§ **Exercise task**
Write out every line below that includes the word "this".

§ **Working data**
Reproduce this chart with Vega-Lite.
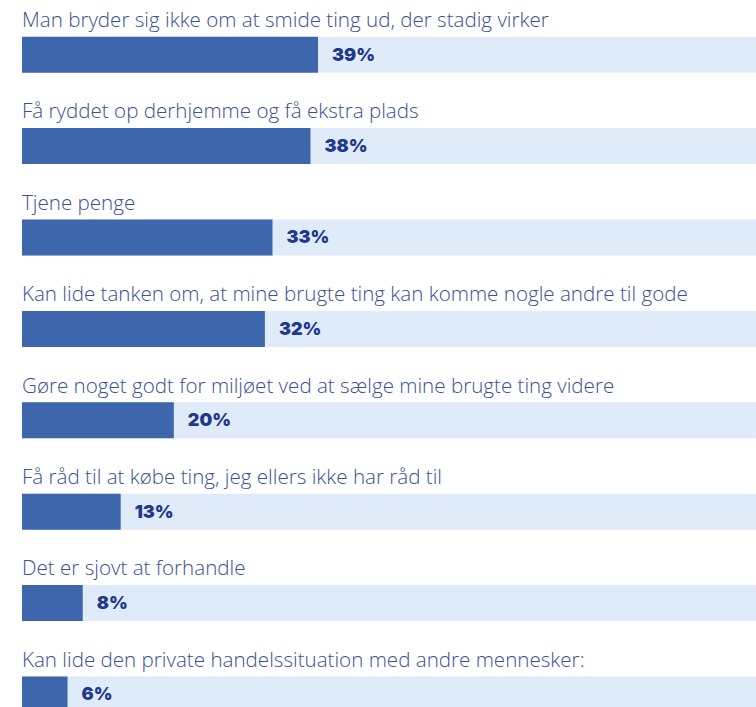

==

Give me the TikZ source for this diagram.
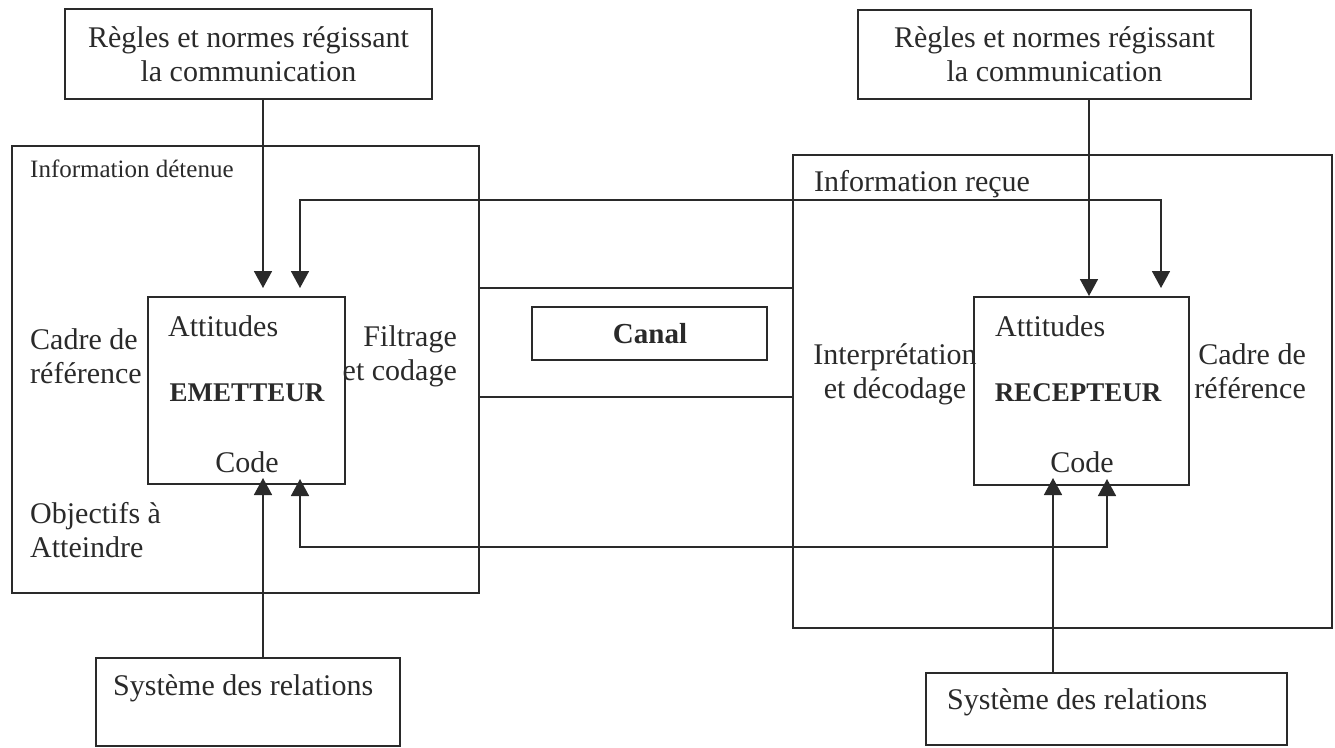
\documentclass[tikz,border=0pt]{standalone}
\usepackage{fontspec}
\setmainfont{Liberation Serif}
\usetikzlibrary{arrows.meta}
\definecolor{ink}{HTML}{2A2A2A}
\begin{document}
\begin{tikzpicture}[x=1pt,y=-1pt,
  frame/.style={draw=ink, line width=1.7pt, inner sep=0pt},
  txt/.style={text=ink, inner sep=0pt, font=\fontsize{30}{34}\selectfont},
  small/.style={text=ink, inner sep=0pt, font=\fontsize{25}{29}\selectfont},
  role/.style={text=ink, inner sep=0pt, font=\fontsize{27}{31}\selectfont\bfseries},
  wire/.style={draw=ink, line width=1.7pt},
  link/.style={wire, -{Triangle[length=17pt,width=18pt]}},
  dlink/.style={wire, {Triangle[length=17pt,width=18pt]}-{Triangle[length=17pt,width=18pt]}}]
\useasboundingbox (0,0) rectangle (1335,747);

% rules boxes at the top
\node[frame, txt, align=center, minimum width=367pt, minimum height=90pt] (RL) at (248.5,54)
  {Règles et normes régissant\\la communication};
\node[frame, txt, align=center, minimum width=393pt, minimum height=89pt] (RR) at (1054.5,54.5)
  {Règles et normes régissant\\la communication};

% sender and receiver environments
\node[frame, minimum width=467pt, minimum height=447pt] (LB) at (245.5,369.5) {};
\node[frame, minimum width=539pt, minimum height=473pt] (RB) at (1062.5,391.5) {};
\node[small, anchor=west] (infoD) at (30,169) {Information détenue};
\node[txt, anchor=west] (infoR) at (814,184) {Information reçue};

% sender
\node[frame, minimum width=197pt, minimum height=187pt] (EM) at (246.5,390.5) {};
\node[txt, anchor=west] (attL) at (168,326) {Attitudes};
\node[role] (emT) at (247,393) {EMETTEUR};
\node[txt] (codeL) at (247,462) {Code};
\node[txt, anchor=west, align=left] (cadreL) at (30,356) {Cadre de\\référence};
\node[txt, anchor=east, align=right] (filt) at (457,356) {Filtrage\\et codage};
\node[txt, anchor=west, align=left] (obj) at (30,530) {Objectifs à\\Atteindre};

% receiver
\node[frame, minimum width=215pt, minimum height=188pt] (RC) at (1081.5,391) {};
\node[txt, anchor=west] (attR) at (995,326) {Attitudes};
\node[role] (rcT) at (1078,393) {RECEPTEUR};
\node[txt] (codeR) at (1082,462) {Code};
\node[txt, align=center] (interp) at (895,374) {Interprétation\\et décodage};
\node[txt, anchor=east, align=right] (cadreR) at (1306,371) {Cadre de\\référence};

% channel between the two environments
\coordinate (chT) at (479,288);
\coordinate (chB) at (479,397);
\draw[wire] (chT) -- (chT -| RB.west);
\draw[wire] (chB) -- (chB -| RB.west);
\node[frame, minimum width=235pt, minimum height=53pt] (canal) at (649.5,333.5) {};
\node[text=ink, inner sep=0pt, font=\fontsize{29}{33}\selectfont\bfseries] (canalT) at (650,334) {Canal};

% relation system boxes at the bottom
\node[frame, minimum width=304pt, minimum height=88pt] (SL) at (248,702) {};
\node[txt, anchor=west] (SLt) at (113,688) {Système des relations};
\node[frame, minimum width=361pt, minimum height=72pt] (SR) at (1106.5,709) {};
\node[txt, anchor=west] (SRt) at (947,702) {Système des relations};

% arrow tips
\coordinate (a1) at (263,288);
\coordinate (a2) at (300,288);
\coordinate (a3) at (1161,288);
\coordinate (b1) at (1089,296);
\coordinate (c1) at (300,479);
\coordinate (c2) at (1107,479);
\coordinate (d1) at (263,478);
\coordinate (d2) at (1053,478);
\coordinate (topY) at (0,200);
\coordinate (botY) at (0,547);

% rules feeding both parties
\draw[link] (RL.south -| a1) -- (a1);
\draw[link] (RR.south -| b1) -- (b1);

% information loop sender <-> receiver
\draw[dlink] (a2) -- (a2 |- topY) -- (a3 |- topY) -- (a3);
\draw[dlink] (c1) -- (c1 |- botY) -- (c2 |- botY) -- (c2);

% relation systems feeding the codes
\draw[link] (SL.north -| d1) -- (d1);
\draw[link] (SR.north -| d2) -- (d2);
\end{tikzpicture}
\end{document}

==

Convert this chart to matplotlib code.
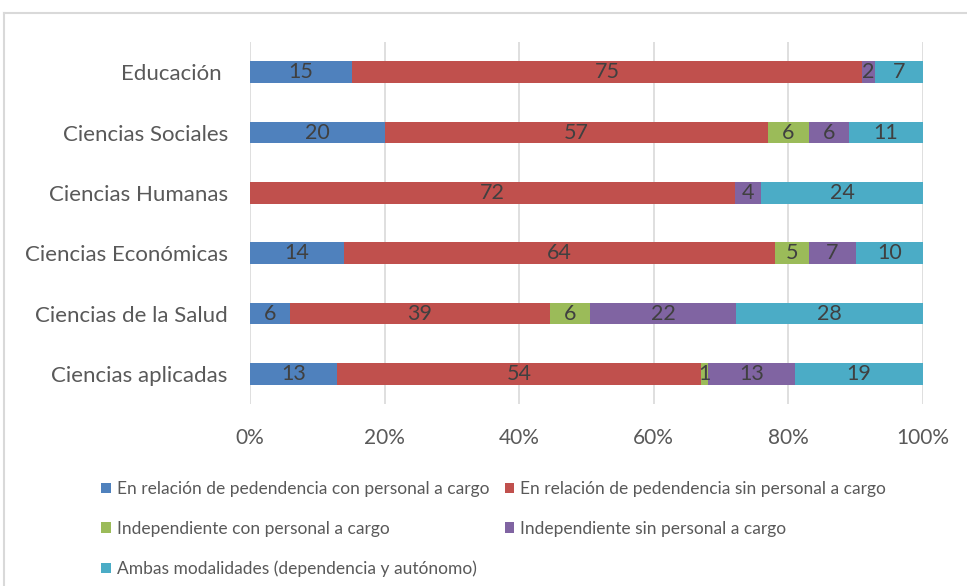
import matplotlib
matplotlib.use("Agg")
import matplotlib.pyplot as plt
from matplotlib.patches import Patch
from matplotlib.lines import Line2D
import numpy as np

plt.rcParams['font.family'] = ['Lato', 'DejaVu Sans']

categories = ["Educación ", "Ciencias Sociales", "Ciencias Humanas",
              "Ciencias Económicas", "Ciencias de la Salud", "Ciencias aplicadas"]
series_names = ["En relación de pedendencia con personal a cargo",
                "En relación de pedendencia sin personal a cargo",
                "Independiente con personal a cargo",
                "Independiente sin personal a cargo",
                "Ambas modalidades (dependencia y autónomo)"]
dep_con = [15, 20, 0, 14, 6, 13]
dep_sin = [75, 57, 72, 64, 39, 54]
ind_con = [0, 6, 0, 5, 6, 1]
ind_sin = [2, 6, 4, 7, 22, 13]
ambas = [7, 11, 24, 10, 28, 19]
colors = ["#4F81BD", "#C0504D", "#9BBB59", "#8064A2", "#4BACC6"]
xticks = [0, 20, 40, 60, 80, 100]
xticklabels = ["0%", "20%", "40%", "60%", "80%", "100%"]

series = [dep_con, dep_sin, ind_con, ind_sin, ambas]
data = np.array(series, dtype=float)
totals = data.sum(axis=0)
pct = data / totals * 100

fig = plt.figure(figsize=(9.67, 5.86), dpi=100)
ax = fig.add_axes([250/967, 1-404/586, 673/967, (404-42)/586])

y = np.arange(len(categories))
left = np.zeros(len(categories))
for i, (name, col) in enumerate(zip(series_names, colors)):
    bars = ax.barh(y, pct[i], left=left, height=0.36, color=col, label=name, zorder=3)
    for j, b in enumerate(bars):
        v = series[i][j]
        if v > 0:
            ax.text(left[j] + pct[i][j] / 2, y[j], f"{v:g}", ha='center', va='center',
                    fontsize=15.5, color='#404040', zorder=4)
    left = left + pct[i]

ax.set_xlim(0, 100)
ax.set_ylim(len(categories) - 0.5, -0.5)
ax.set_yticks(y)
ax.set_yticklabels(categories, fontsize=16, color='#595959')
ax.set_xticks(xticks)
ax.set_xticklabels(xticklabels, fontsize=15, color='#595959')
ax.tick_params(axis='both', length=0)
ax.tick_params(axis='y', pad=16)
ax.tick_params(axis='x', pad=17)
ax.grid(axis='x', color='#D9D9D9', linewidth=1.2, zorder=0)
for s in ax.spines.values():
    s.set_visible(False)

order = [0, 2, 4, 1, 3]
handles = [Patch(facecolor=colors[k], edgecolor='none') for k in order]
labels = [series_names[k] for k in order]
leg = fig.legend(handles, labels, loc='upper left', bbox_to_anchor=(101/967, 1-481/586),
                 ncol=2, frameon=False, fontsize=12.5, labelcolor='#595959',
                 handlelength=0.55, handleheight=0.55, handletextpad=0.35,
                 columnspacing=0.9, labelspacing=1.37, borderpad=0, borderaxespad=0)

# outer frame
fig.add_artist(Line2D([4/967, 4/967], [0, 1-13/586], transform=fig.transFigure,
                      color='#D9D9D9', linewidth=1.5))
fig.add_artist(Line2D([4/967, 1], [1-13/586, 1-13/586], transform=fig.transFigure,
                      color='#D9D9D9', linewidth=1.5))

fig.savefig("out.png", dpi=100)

§ **The result**
Reproduce this chart with Vega-Lite.
Give me the TikZ source for this diagram.
Convert this chart to matplotlib code.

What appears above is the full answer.